Given that these relationships so deeply affect some of the most economically challenged areas in Idaho, the state also has an interest in seeing both sides of these communities succeed. The record of the state in recognizing and pursuing this interest is also mixed. Sometimes it has tried to help improve these relationships, sometimes it has taken sides, and sometimes it has been the source of problems, to the great frustration of both local and tribal officials. Part of the reason the record of the state is so mixed is that Idaho invests less in addressing Indian issues in a sustained, institutional way than many other states with similar proportions of Indians.
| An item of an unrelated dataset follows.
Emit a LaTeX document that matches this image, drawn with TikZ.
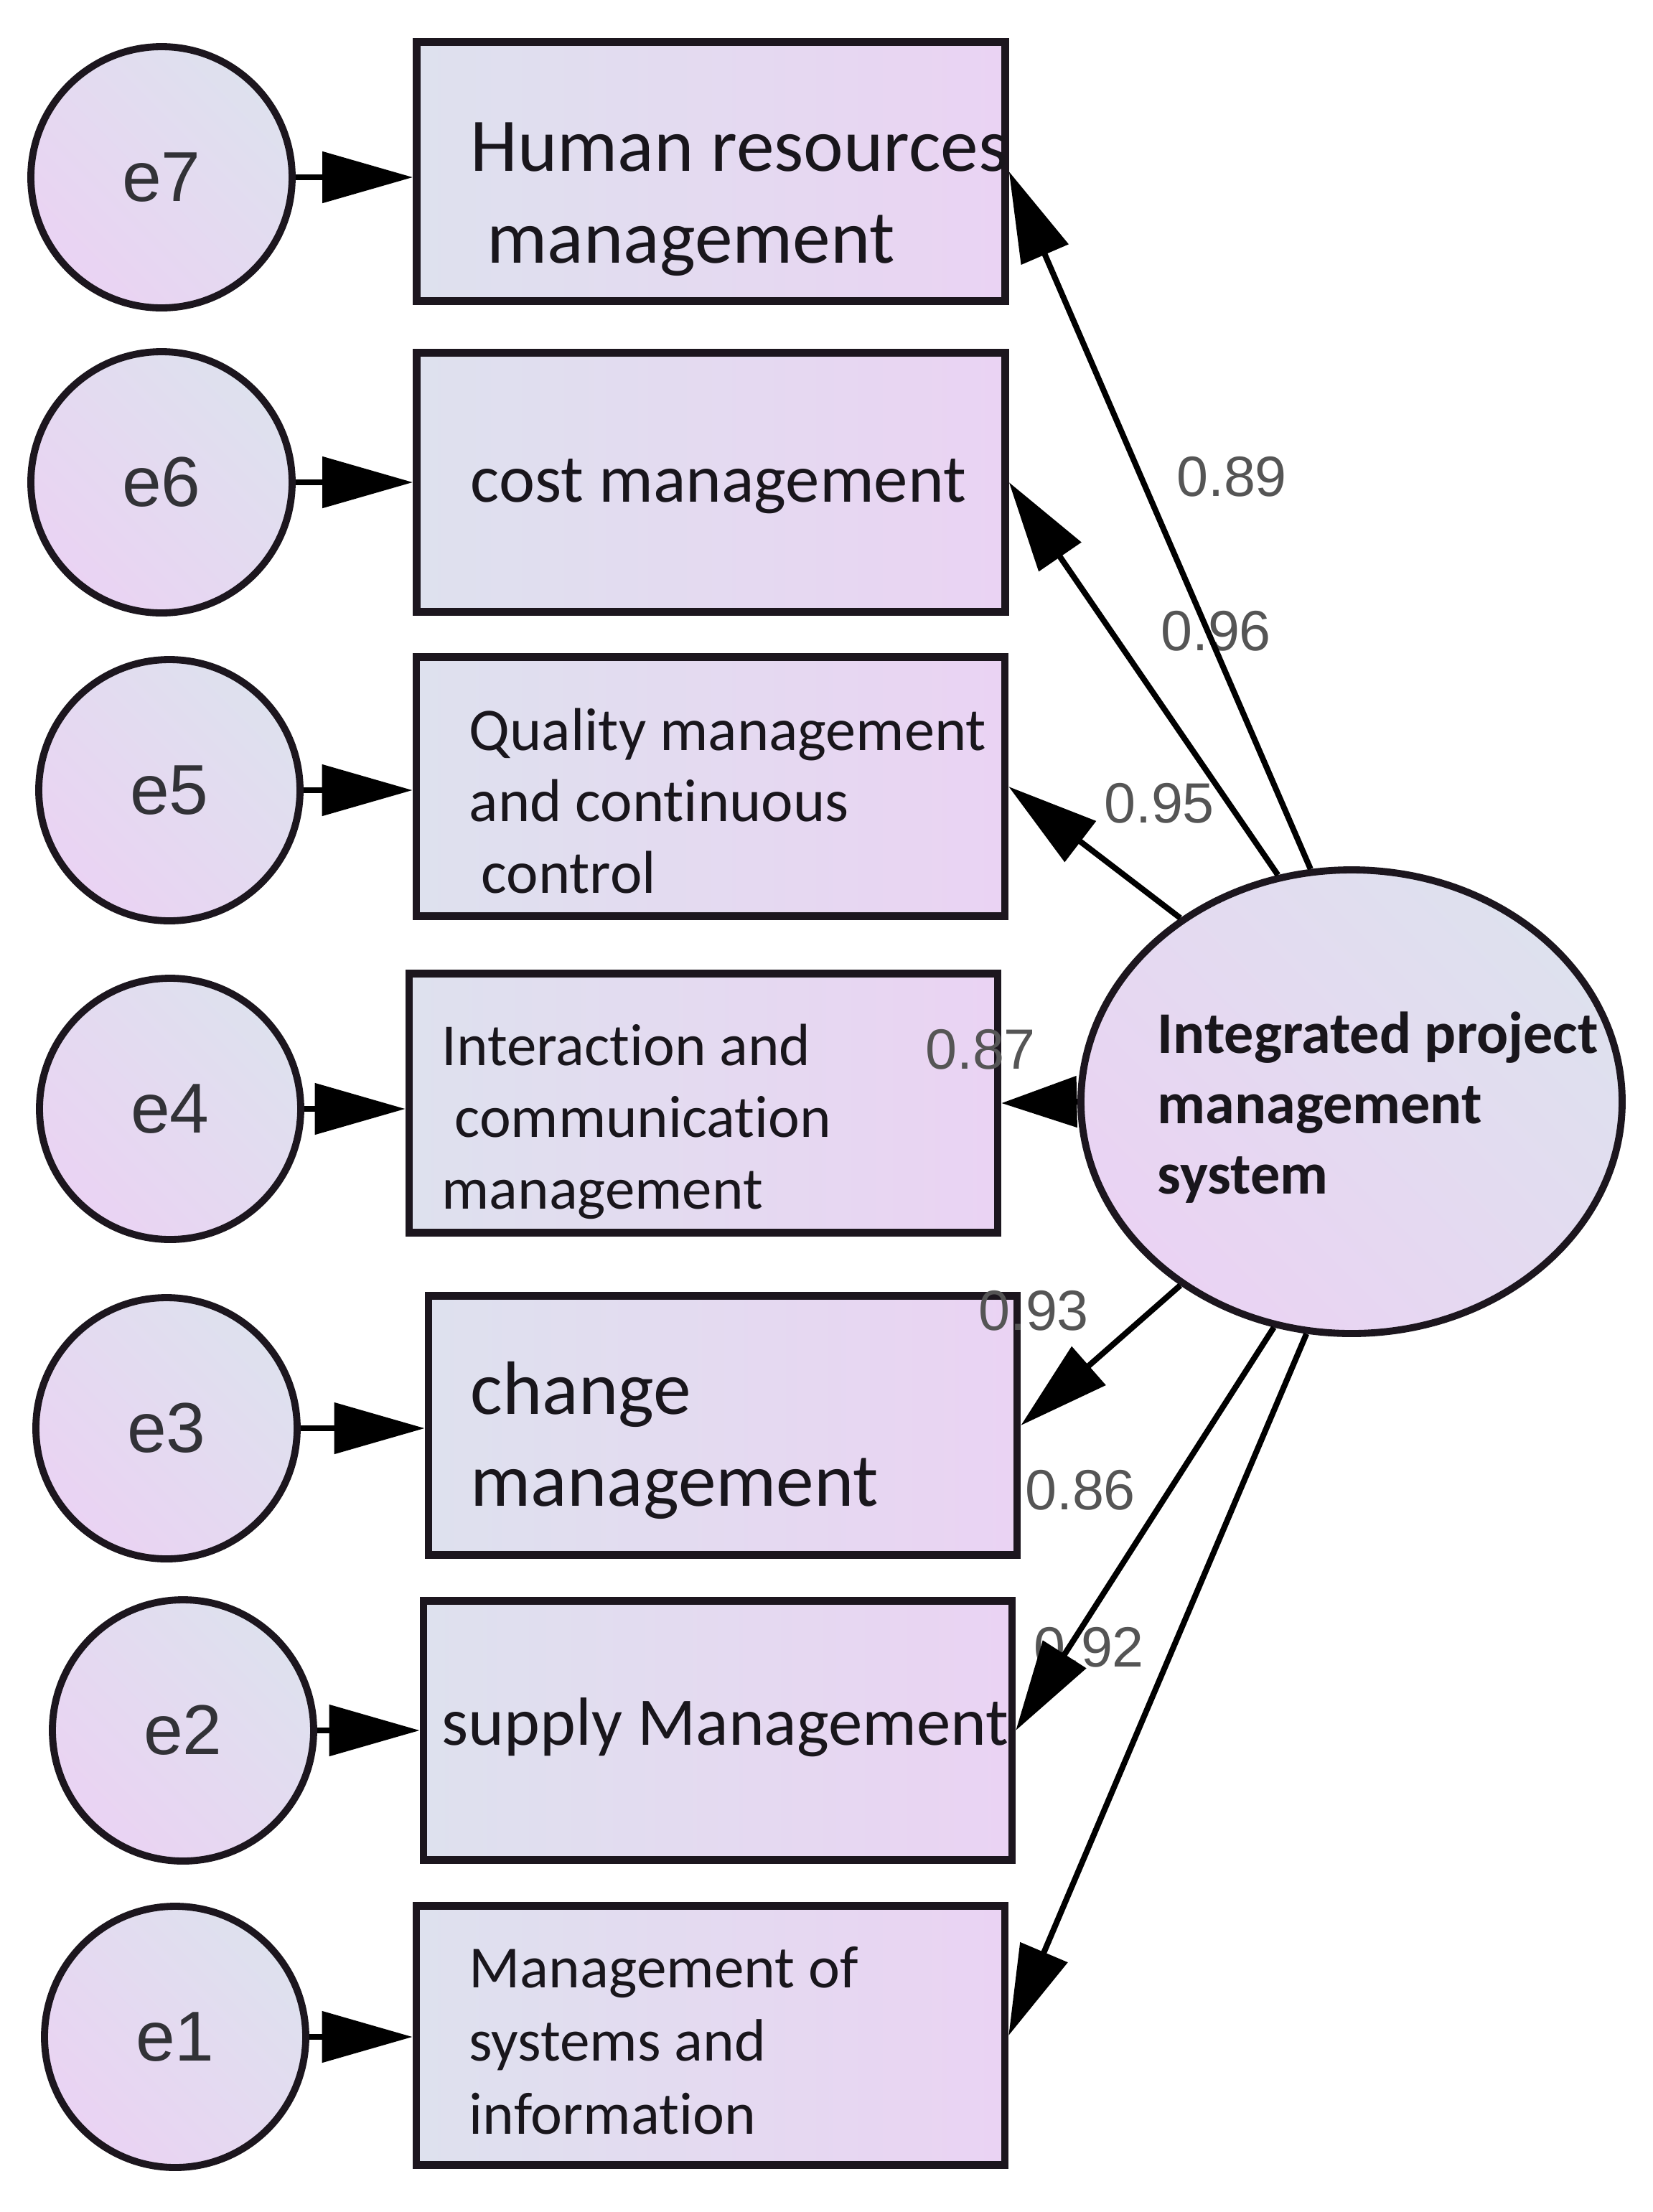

The result is an ad hoc approach with inconsistent results.
Since Lewis and Clark, each generation of Indians and non-Indians in Idaho have written the individual chapters that make up the story of this relationship. As the relationship enters its third century, our generation has many choices to make in writing its own chapter. Let us hope that it is a chapter that we will be proud to have subsequent generations read.